For more than 50 years in banking Mr Safra appeared to have been able to steer clear of most of the banking "black holes", including the developing countries debt crisis, injudicious leveraged buy-outs, and investment banking follies.

Indeed, Republic National Bank's risk-adjusted capital ratios are twice as high as required by bank regulators.

That made it all the more surprising last year when Republic became one of the biggest casualties of the Russian debt default. The bank had a bigger exposure to Russia, in proportion to its size, than any other US institution. It had to shut down its brokerage unit after losing money on hedge funds. Last month, Mr Safra agreed to accept a $450 million reduction in the price he was to receive for his stake in Republic New York.

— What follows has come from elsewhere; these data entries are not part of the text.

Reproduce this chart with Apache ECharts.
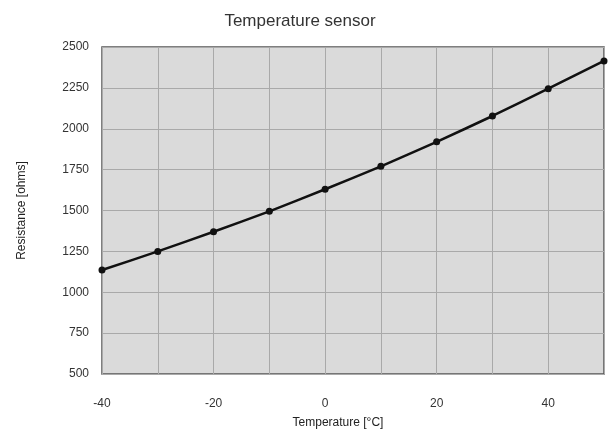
<!DOCTYPE html>
<html>
<head>
<meta charset="utf-8">
<style>
    html, body { margin: 0; padding: 0; background: #fff; }
    #chart { width: 608px; height: 434px; }
</style>
<script src="https://cdn.jsdelivr.net/npm/echarts@6/dist/echarts.min.js"></script>
</head>
<body>
<div id="chart"></div>
<script>
    // temperature in °C, resistance in ohms
    var temps = [-40, -30, -20, -10, 0, 10, 20, 30, 40, 50];
    var resistance = [1136, 1250, 1370, 1495, 1630, 1770, 1920, 2078, 2245, 2415];
    var yTicks = [500, 750, 1000, 1250, 1500, 1750, 2000, 2250, 2500];

    var points = [];
    for (var i = 0; i < temps.length; i++) {
        points.push([temps[i], resistance[i]]);
    }

    var myChart = echarts.init(document.getElementById("chart"));
    myChart.setOption({
        backgroundColor: "#fff",
        textStyle: { fontFamily: "Liberation Sans, Arial, sans-serif" },
        title: {
            text: "Temperature sensor",
            left: 295,
            top: 8,
            textAlign: "center",
            textStyle: { fontSize: 17, fontWeight: "normal", color: "#333" }
        },
        grid: {
            left: 102,
            right: 4,
            top: 47,
            bottom: 58,
            show: true,
            backgroundColor: "#dadada",
            borderColor: "#555",
            borderWidth: 1.5
        },
        xAxis: {
            type: "value",
            min: -40,
            max: 50,
            interval: 10,
            name: "Temperature [°C]",
            nameLocation: "middle",
            nameGap: 43,
            nameTextStyle: { fontSize: 12, color: "#222", padding: [0, 30, 0, 0] },
            axisLine: { show: false },
            axisTick: { show: false },
            axisLabel: {
                margin: 24,
                fontSize: 12,
                color: "#333",
                formatter: function (v) {
                    return (v % 20 === 0) ? String(v) : "";
                }
            },
            splitLine: { show: true, lineStyle: { color: "#a9a9a9", width: 1 } }
        },
        yAxis: {
            type: "value",
            min: yTicks[0],
            max: yTicks[yTicks.length - 1],
            interval: 250,
            name: "Resistance [ohms]",
            nameLocation: "middle",
            nameGap: 74,
            nameTextStyle: { fontSize: 12, color: "#222" },
            axisLine: { show: false },
            axisTick: { show: false },
            axisLabel: {
                margin: 13,
                fontSize: 12,
                color: "#333",
                formatter: function (v) { return String(v); }
            },
            splitLine: { show: true, lineStyle: { color: "#a9a9a9", width: 1 } }
        },
        series: [
            {
                name: "Resistance",
                type: "line",
                data: points,
                smooth: 0.2,
                symbol: "circle",
                symbolSize: 7,
                itemStyle: { color: "#111" },
                lineStyle: { color: "#111", width: 2.5 }
            }
        ]
    });
</script>
</body>
</html>
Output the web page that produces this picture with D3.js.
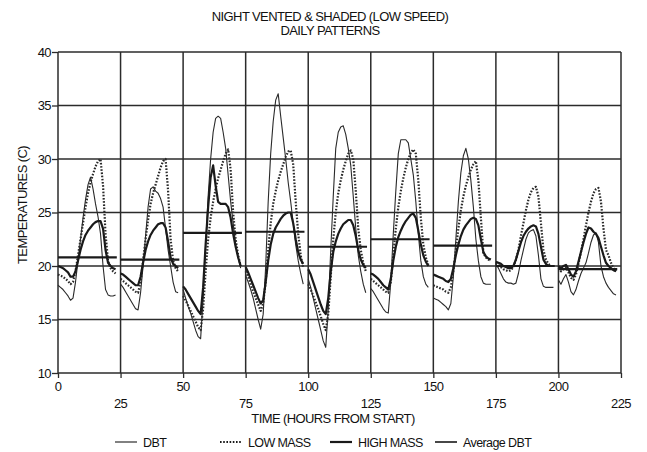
<!DOCTYPE html>
<html lang="en">
<head>
<meta charset="UTF-8">
<title>Night vented & shaded</title>
<script src="https://cdn.jsdelivr.net/npm/d3@7/dist/d3.min.js"></script>
<style>
  body { margin: 0; background: #fff; }
  text { font-family: "Liberation Sans", Arial, sans-serif; fill: #111; letter-spacing: -0.6px; }
</style>
</head>
<body>
<div id="chart"></div>
<script>
// hours within each day, and the start hour of each day on the axis
let hours = d3.range(0, 24)
let dayStart = [0, 25, 50, 75, 100, 125, 150, 175, 200]
let xTicks = [0, 25, 50, 75, 100, 125, 150, 175, 200, 225]
let yTicks = [10, 15, 20, 25, 30, 35, 40]

// DBT, hourly, one row per day
let dbt = [
  [18.2,18.0,17.8,17.5,17.2,16.8,17.0,18.5,20.5,22.5,24.5,26.2,27.6,28.3,27.2,25.8,24.6,23.0,20.0,17.8,17.3,17.2,17.2,17.3],
  [18.3,18.0,17.6,17.2,16.8,16.4,16.0,15.9,17.5,20.0,22.8,25.5,27.2,27.4,27.0,26.8,26.3,25.5,23.5,21.5,20.0,18.5,17.6,17.5],
  [17.8,17.0,16.2,15.6,14.8,14.0,13.4,13.2,17.0,22.0,26.5,30.0,32.5,33.8,34.0,33.8,32.5,31.0,28.5,26.0,24.0,22.0,20.8,19.8],
  [19.1,18.5,17.8,17.0,16.0,15.0,14.1,15.5,20.0,26.0,30.5,33.5,35.5,36.1,34.0,32.0,30.0,27.8,26.0,24.0,22.0,20.5,19.3,18.3],
  [18.8,18.0,17.0,16.0,15.0,14.0,13.0,12.4,16.0,21.5,26.5,31.0,32.5,33.0,33.1,32.3,31.0,29.4,26.5,23.5,21.0,19.5,18.3,17.5],
  [17.9,17.6,17.2,16.8,16.4,16.0,15.7,15.6,18.5,23.0,27.0,30.5,31.8,31.8,31.8,31.5,30.0,28.5,26.0,23.0,20.5,19.0,18.3,18.0],
  [17.0,16.9,16.8,16.6,16.4,16.2,15.9,16.5,19.0,22.5,26.0,28.7,30.3,31.0,30.0,28.0,25.5,22.5,20.5,19.0,18.4,18.3,18.3,18.3],
  [20.2,19.8,19.3,18.8,18.5,18.4,18.4,18.3,18.4,19.3,20.5,21.5,22.5,23.1,23.3,23.4,22.8,21.0,18.8,18.1,18.0,18.0,18.0,18.0],
  [18.7,18.3,18.8,19.2,18.5,17.6,17.3,17.8,18.6,19.3,19.8,20.3,21.2,22.2,22.9,23.1,22.2,20.0,19.0,18.4,18.0,17.7,17.4,17.3]
]

let lowMass = [
  [19.2,19.1,19.0,18.8,18.6,18.3,18.5,19.5,21.0,22.5,24.0,25.5,26.8,27.8,28.6,29.3,29.8,30.0,27.5,23.0,20.5,19.8,19.5,19.3],
  [18.8,18.6,18.4,18.2,18.0,17.8,17.6,17.5,18.5,20.5,22.5,24.3,25.8,26.8,27.6,28.4,29.2,29.8,30.0,27.0,22.5,20.5,19.8,19.5],
  [17.2,16.8,16.3,15.8,15.3,14.8,14.3,14.0,16.0,19.5,22.5,24.5,26.0,27.2,28.2,29.0,29.8,30.5,30.9,29.0,25.0,22.5,21.0,20.0],
  [19.5,19.0,18.3,17.6,17.0,16.4,15.8,16.5,18.5,21.5,24.0,25.8,27.0,28.0,28.8,29.5,30.2,30.7,30.8,29.5,26.0,23.0,21.0,19.8],
  [18.3,17.8,17.2,16.6,16.0,15.3,14.6,14.0,15.5,19.0,22.5,25.0,26.8,28.0,29.0,29.8,30.5,30.8,30.0,27.0,23.5,21.5,20.3,19.5],
  [18.8,18.6,18.4,18.2,18.0,17.8,17.6,17.5,18.5,21.0,23.5,25.5,27.0,28.2,29.2,30.0,30.6,30.9,30.5,28.0,24.5,22.0,20.8,20.1],
  [18.2,18.1,18.0,17.9,17.8,17.6,17.5,18.0,19.5,21.5,23.5,25.2,26.5,27.5,28.3,29.0,29.5,29.8,28.0,24.5,21.2,20.8,20.6,20.5],
  [20.3,20.1,19.9,19.7,19.6,19.5,19.6,19.9,20.6,21.5,22.8,24.0,25.2,26.2,26.9,27.3,27.4,26.5,24.0,21.5,20.6,20.2,20.0,20.0],
  [19.8,19.5,19.7,19.9,19.4,18.9,18.7,19.2,20.2,21.3,22.5,23.8,25.0,26.0,26.8,27.2,27.3,26.0,23.5,21.5,21.0,20.3,19.8,19.5]
]

let highMass = [
  [20.0,19.9,19.8,19.6,19.4,19.0,19.0,19.5,20.5,21.5,22.3,22.9,23.3,23.6,23.9,24.1,24.2,24.2,23.5,21.5,20.3,20.0,19.8,19.7],
  [19.3,19.2,19.0,18.8,18.6,18.4,18.2,18.2,19.0,20.3,21.5,22.3,22.9,23.3,23.6,23.9,24.0,24.0,23.6,22.3,20.8,20.2,20.0,19.8],
  [18.1,17.8,17.4,17.0,16.6,16.2,15.8,15.5,18.0,22.0,25.5,28.3,29.4,27.5,26.0,25.8,25.8,25.8,25.5,24.5,23.0,21.8,20.8,20.0],
  [19.9,19.4,18.8,18.2,17.6,17.0,16.5,16.8,18.5,20.5,22.0,23.0,23.6,24.0,24.4,24.7,24.9,25.0,25.0,24.0,22.5,21.3,20.6,20.2],
  [19.7,19.2,18.5,17.8,17.1,16.4,15.8,15.5,17.0,19.5,21.3,22.3,23.0,23.5,23.9,24.1,24.3,24.3,23.8,22.8,21.5,20.6,20.1,19.8],
  [19.3,19.2,19.0,18.8,18.5,18.2,18.0,17.8,18.8,20.5,21.8,22.7,23.3,23.8,24.2,24.5,24.8,24.9,24.5,23.3,22.0,21.0,20.4,20.0],
  [19.2,19.1,19.0,18.9,18.8,18.6,18.5,18.8,19.8,21.0,22.0,22.8,23.4,23.8,24.1,24.4,24.5,24.4,23.8,22.5,21.3,20.9,20.7,20.6],
  [20.4,20.3,20.2,20.0,19.9,19.8,19.8,20.0,20.6,21.4,22.2,22.8,23.2,23.5,23.7,23.8,23.7,23.0,21.8,20.6,20.2,20.0,20.0,20.0],
  [20.0,19.8,20.0,20.1,19.7,19.2,19.0,19.5,20.4,21.3,22.2,23.0,23.6,23.5,23.2,23.0,22.6,21.8,21.0,20.3,20.0,19.8,19.6,19.5]
]

// daily average DBT
let avgDbt = [20.8, 20.6, 23.1, 23.2, 21.8, 22.5, 21.9, 20.0, 19.7]

let width = 647, height = 452
let svg = d3.select('#chart').append('svg')
    .attr('width', width)
    .attr('height', height)

let x = d3.scaleLinear().domain([0, 225]).range([58, 621])
let y = d3.scaleLinear().domain([10, 40]).range([373, 52])

// grid
let grid = svg.append('g').attr('stroke', '#2b2b2b').attr('stroke-width', 1.5)
grid.selectAll('.vg').data(xTicks).enter().append('line')
    .attr('x1', d => x(d)).attr('x2', d => x(d))
    .attr('y1', y(40)).attr('y2', y(10))
grid.selectAll('.hg').data(yTicks).enter().append('line')
    .attr('x1', x(0)).attr('x2', x(225))
    .attr('y1', d => y(d)).attr('y2', d => y(d))

// axes (ticks only, x labels placed below in two rows)
let yAxis = svg.append('g')
    .attr('transform', 'translate(' + x(0) + ',0)')
    .call(d3.axisLeft(y).tickValues(yTicks).tickSize(6).tickPadding(1))
yAxis.select('.domain').remove()
yAxis.selectAll('line').attr('stroke', '#2b2b2b').attr('stroke-width', 1.3)
yAxis.selectAll('text').attr('font-size', 13).attr('fill', '#111')
    .style('font-family', '"Liberation Sans", Arial, sans-serif')

let xAxis = svg.append('g')
    .attr('transform', 'translate(0,' + y(10) + ')')
    .call(d3.axisBottom(x).tickValues(xTicks).tickSize(5).tickFormat(''))
xAxis.select('.domain').remove()
xAxis.selectAll('line').attr('stroke', '#2b2b2b').attr('stroke-width', 1.3)

svg.append('g').selectAll('text').data(xTicks).enter().append('text')
    .attr('x', d => x(d))
    .attr('y', (d, i) => i % 2 === 0 ? 391 : 408)
    .attr('text-anchor', 'middle')
    .attr('font-size', 13)
    .text(d => d)

// series
let line = d3.line()
    .x(d => x(d[0]))
    .y(d => y(d[1]))

function pts(arr, k) {
  return hours.map((h, i) => [dayStart[k] + h, arr[i]])
}

let plot = svg.append('g').attr('fill', 'none').attr('stroke-linejoin', 'round')

plot.selectAll('.dbt').data(dbt).enter().append('path')
    .attr('d', (d, k) => line(pts(d, k)))
    .attr('stroke', '#2a2a2a').attr('stroke-width', 1.1)

plot.selectAll('.low').data(lowMass).enter().append('path')
    .attr('d', (d, k) => line(pts(d, k)))
    .attr('stroke', '#2a2a2a').attr('stroke-width', 2.2)
    .attr('stroke-dasharray', '1.6,1.6')

plot.selectAll('.high').data(highMass).enter().append('path')
    .attr('d', (d, k) => line(pts(d, k)))
    .attr('stroke', '#1a1a1a').attr('stroke-width', 2.2)

plot.selectAll('.avg').data(avgDbt).enter().append('line')
    .attr('x1', (d, k) => x(dayStart[k]))
    .attr('x2', (d, k) => x(dayStart[k] + 23.5))
    .attr('y1', d => y(d)).attr('y2', d => y(d))
    .attr('stroke', '#1a1a1a').attr('stroke-width', 2.2)

// titles
svg.append('text').attr('x', 330).attr('y', 21).attr('text-anchor', 'middle')
    .attr('font-size', 13).text('NIGHT VENTED & SHADED (LOW SPEED)')
svg.append('text').attr('x', 330).attr('y', 35).attr('text-anchor', 'middle')
    .attr('font-size', 13).text('DAILY  PATTERNS')
svg.append('text').attr('x', 333).attr('y', 423).attr('text-anchor', 'middle')
    .attr('font-size', 13).text('TIME (HOURS FROM START)')
svg.append('text')
    .attr('transform', 'translate(27,205) rotate(-90)')
    .attr('text-anchor', 'middle')
    .attr('font-size', 13).text('TEMPERATURES (C)')

// legend
let legendItems = [
  { name: 'DBT', x: 115, w: 1.1, dash: null },
  { name: 'LOW MASS', x: 220, w: 2.2, dash: '1.6,1.6' },
  { name: 'HIGH MASS', x: 330, w: 2.2, dash: null },
  { name: 'Average DBT', x: 435, w: 1.6, dash: null }
]
let lg = svg.append('g').attr('transform', 'translate(0,442)')
lg.selectAll('line').data(legendItems).enter().append('line')
    .attr('x1', d => d.x).attr('x2', d => d.x + 22)
    .attr('y1', 0).attr('y2', 0)
    .attr('stroke', '#1a1a1a').attr('stroke-width', d => d.w)
    .attr('stroke-dasharray', d => d.dash)
lg.selectAll('text').data(legendItems).enter().append('text')
    .attr('x', d => d.x + 28).attr('y', 4.5)
    .attr('font-size', 12.5)
    .text(d => d.name)
</script>
</body>
</html>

The reduction was agreed after it emerged that the bank had been a custodian for controversial notes sold to Japanese investors by an investment firm. It was yet another sign that Mr Safra's legendary ability to survive the storms of the world's financial markets had begun to desert him.

Mr Safra had always given the impression that he wanted not only to carry on his father's legacy, but to build a banking dynasty. In a rare interview a couple of years ago in Bilanz, a Swiss business magazine, he said: "In the past I said I wanted to build banks that would last a thousand years. Now I say that I want my banks to last ten thousand years."